The discrimination against what people think is a breed is stemming from an appearance that a group of dogs have, and it is a large group. Like Filer stated, the look of a strong body and blocky head can represent up to 23 different dog breeds. “Why are we regulating these dogs based on how they look and not on how they act?” Filer says. She complains that the issue here is that a dog is a dog, whether you know the breed of your dog or not, that should not change the way you classify it. Just because your dog is a certain breed does not mean it will behave a certain way. Filer talked about how the ARL focuses more on a dog’s personality when matching up families with furry friends.

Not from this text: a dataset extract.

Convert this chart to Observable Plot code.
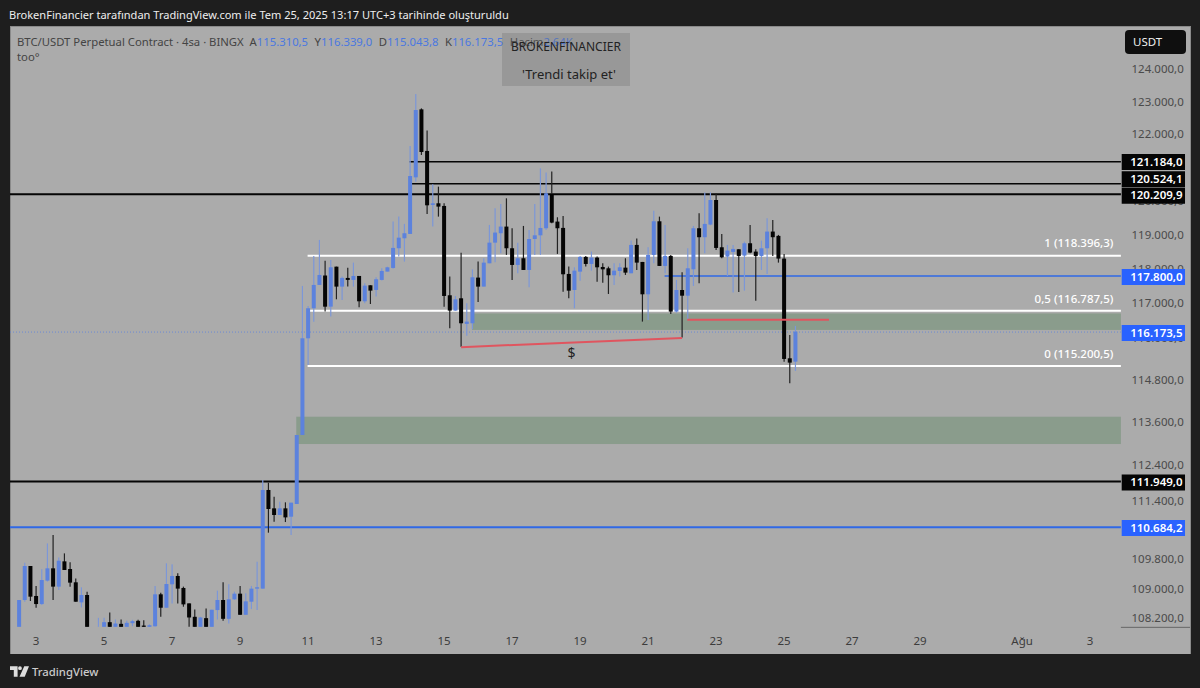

Sue Torres is the author of Loyalty Unleashed: Pit Bulls and the People Who Love Them and in her book she describes her journey with a rescue pit bull that changed her life and she also wrote the book to educate, promote shelter adoptions, and with the hope that individuals and families looking to adopt a dog will look beyond the myths and the stereotypes and give a homeless pit bull a chance. “I have had some amazing dogs in my life but my first pit bull, Mickey, is the most loving dog of all,” Torres says on her website.
Cesar Millan is a dog behaviorist and is well known for his show Dog Whisperer; he wrote an article titled: Why I love pit bulls, in which he says, “Dogs of every breed do good things and bad things. If a dog poops in your yard, do you care whether it was a pit bull or a poodle? You just don’t want poop in your yard. Dogs, and especially dog owners, should be held accountable for their actions — for their deeds, not their breeds.” To group and discriminate against a breed based off the actions of one, or a few dogs, is the same as discriminating against a group of people. Dogs, like people, have individual personalities and traits that make them special, no matter the breed. “A dog is a dog,” Millan says.
Although people are becoming more and more aware that Pit Bulls are actually great companions, there is still a lot of backlash against the dogs of this appearance, including regulations against them. Many shelters are forced to label their dogs that appear to be Pit Bull as other breeds just so they can be adopted. The main thing to focus on when considering dog adoption is the personality; most shelters will provide biographies and background information about each dog describing their personality and what kind of family they would fit well with. It is important to look beyond appearances and see a dog for the individual they are.